Duane Irvin with the writer
Yet even "The Gallery" cannot shield itself from the major promotional branding of the local culture that harvests visitors from around the world. Here I sit next to the token mascot of the gallery, outside on the street, frying in the summer's inhospitable 100F degree scorching heat.
Pygoya with ET wecome you
to The Gallery
But the disconnect between the fine arts offerings and UFO tourism remains evident. An invisible line is drawn in the sand between the two subcultures of Roswell. On the busiest days of the UFO Festival the art museums where also open, but the visitors were sparse. I overheard "Only seven came in all day on Saturday" at The Gallery. "That's terrible," was the member artist's reply. I counted less than 25 visitors for Sunday afternoon at Anderson's museum. I was there, intrigued with the wonderful works, for three and a half hours, gathering information for another blog about this undiscovered yet fantastic museum of Roswell. Tourists here for the festival did not go out of their way - like me - to check out the local art. Sad indeed...

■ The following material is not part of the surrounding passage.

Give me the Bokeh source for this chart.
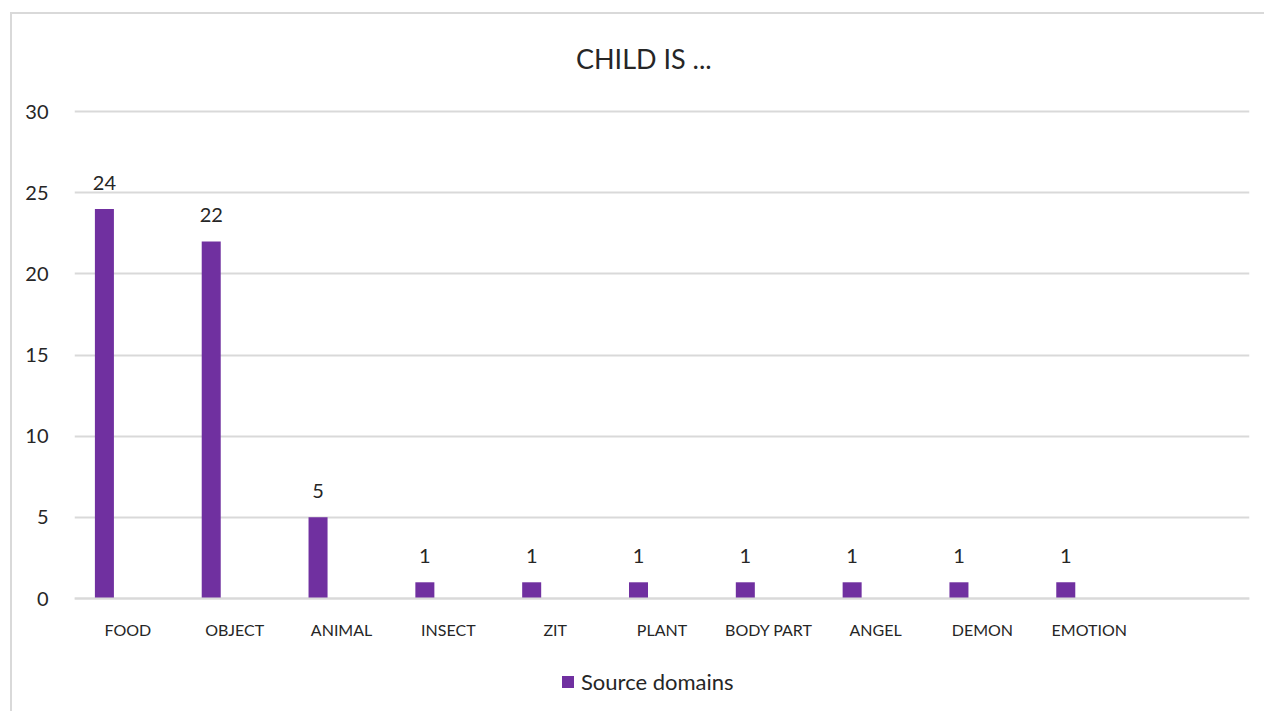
from bokeh.plotting import figure
from bokeh.models import (ColumnDataSource, FactorRange, Range1d, LabelSet,
                          Label, Legend, LegendItem, FixedTicker)
from bokeh.core.properties import value
from bokeh.transform import dodge
from bokeh.embed import file_html
from bokeh.resources import INLINE

# Source domains for the metaphor "CHILD IS ..."
categories = ["FOOD", "OBJECT", "ANIMAL", "INSECT", "ZIT", "PLANT",
              "BODY PART", "ANGEL", "DEMON", "EMOTION"]
counts = [24, 22, 5, 1, 1, 1, 1, 1, 1, 1]
series_name = "Source domains"
chart_title = "CHILD IS ..."
y_ticks = [0, 5, 10, 15, 20, 25, 30]

FONT = "Lato"
PURPLE = "#7030A0"
GRID = "#d9d9d9"
TEXT = "#262626"

source = ColumnDataSource(dict(cat=categories, val=counts,
                               lab=[str(v) for v in counts]))

# an extra empty slot at the end of the category axis
factors = categories + [""]

# the frame fills the whole chart area: the category axis is pinned at y = 0,
# and the title and legend are drawn inside the frame above and below the data
p = figure(width=1254, height=699,
           x_range=FactorRange(factors=factors, range_padding=0),
           y_range=Range1d(-7.084, 35.98),
           output_backend="svg", toolbar_location=None,
           min_border_left=62, min_border_right=17,
           min_border_top=0, min_border_bottom=0)
p.styles = {"margin-left": "10px", "margin-top": "12px",
            "border-left": "2px solid #d9d9d9",
            "border-top": "2px solid #d9d9d9"}
p.outline_line_color = None
p.background_fill_color = "white"
p.border_fill_color = "white"

r = p.vbar(x=dodge("cat", -0.22, range=p.x_range), top="val", width=0.178,
           source=source, fill_color=PURPLE, line_color=None)

labels = LabelSet(x=dodge("cat", -0.22, range=p.x_range), y="val", text="lab",
                  source=source, text_align="center", text_baseline="bottom",
                  y_offset=19, text_font=value(FONT), text_font_size=value("20px"),
                  text_color=TEXT)
p.add_layout(labels)

title = Label(x=5.33, y=33.27, text=chart_title, text_align="center",
              text_baseline="middle", text_font=FONT, text_font_size="27px",
              text_color=TEXT)
p.add_layout(title)

# axes
p.yaxis.ticker = FixedTicker(ticks=y_ticks)
p.yaxis.axis_line_color = None
p.yaxis.major_tick_line_color = None
p.yaxis.minor_tick_line_color = None
p.yaxis.major_label_standoff = 20
p.yaxis.major_label_text_font = FONT
p.yaxis.major_label_text_font_size = "20px"
p.yaxis.major_label_text_color = TEXT

p.xaxis.fixed_location = 0
p.xaxis.axis_line_color = GRID
p.xaxis.axis_line_width = 2
p.xaxis.major_tick_line_color = None
p.xaxis.minor_tick_line_color = None
p.xaxis.major_label_standoff = 15
p.xaxis.major_label_text_font = FONT
p.xaxis.major_label_text_font_size = "16px"
p.xaxis.major_label_text_color = TEXT

p.xgrid.grid_line_color = None
p.ygrid.ticker = FixedTicker(ticks=y_ticks)
p.ygrid.grid_line_color = GRID
p.ygrid.grid_line_width = 2

legend = Legend(items=[LegendItem(label=series_name, renderers=[r])],
                location=(486, 18), orientation="horizontal",
                border_line_color=None, background_fill_alpha=0,
                label_text_font=FONT, label_text_font_size="22px",
                label_text_color=TEXT, glyph_width=15, glyph_height=15,
                label_standoff=6, padding=0, margin=0)
p.add_layout(legend)

open("out.html", "w").write(file_html(p, INLINE))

But on the last day something happened to elucidate what I hadn't expected. There does exist fantastic UFO and alien theme artwork, but most of it is not exhibited! I accidentally(?) bumped into the director of the UFO museum and our conversation ended with her leading me to a room storing fantastic art done by folks obsessed or affected - some claiming to be past abductees. The art skill level varied but all exhibited an intense personal connection to the works. Here was art created for some other reason than as we know it in its framed conventional, cultural perspective. Works not made to be sold but because the creators had to "get it out." Art thick with obsession, commitment, and the paranormal. Gut level art, serious effort to communicate personal experience and vision.
Of course some work is in the museum's public space. After all, every museum needs pictures-
crash scene, mural exhibited
in the UFO museum
Noting the need to do justice for this under wraps art collection below the radar screen of the public's eye, I am offering to do volunteer work for the museum. I desire to curate, catalog, and publish a book of the best works, balancing artistic merit with the intriguing stories behind the works. What a fascinating book that would be - artwork that depict and/or share the artists' personal experiences and visions with the extra-terrestrial. Build formal exhibition space for the body of works and Roswell could become the art capital of UFO art, yet an unidentified niche of fine arts. Judging from the abundance of ET art available online at personal Web sites, I believe a center that features such works, provides support and respect for artists that commit to this extraordinary subject matter, could financially survive, but only in a place like Roswell. In the middle of the remote desert, under ultra-clear night skies where the latest UFO sighting is regularly discussed over coffee at McDonald's, at the place where we might have captured five of Them and confiscated a craft that we could try "reverse engineering" to develop new technologies... Hey, maybe, through art, ETs are communicating with us in yet another way. Through their designated "contactees" turned artists, they may yet enlighten us on how to save the planet - from ourselves.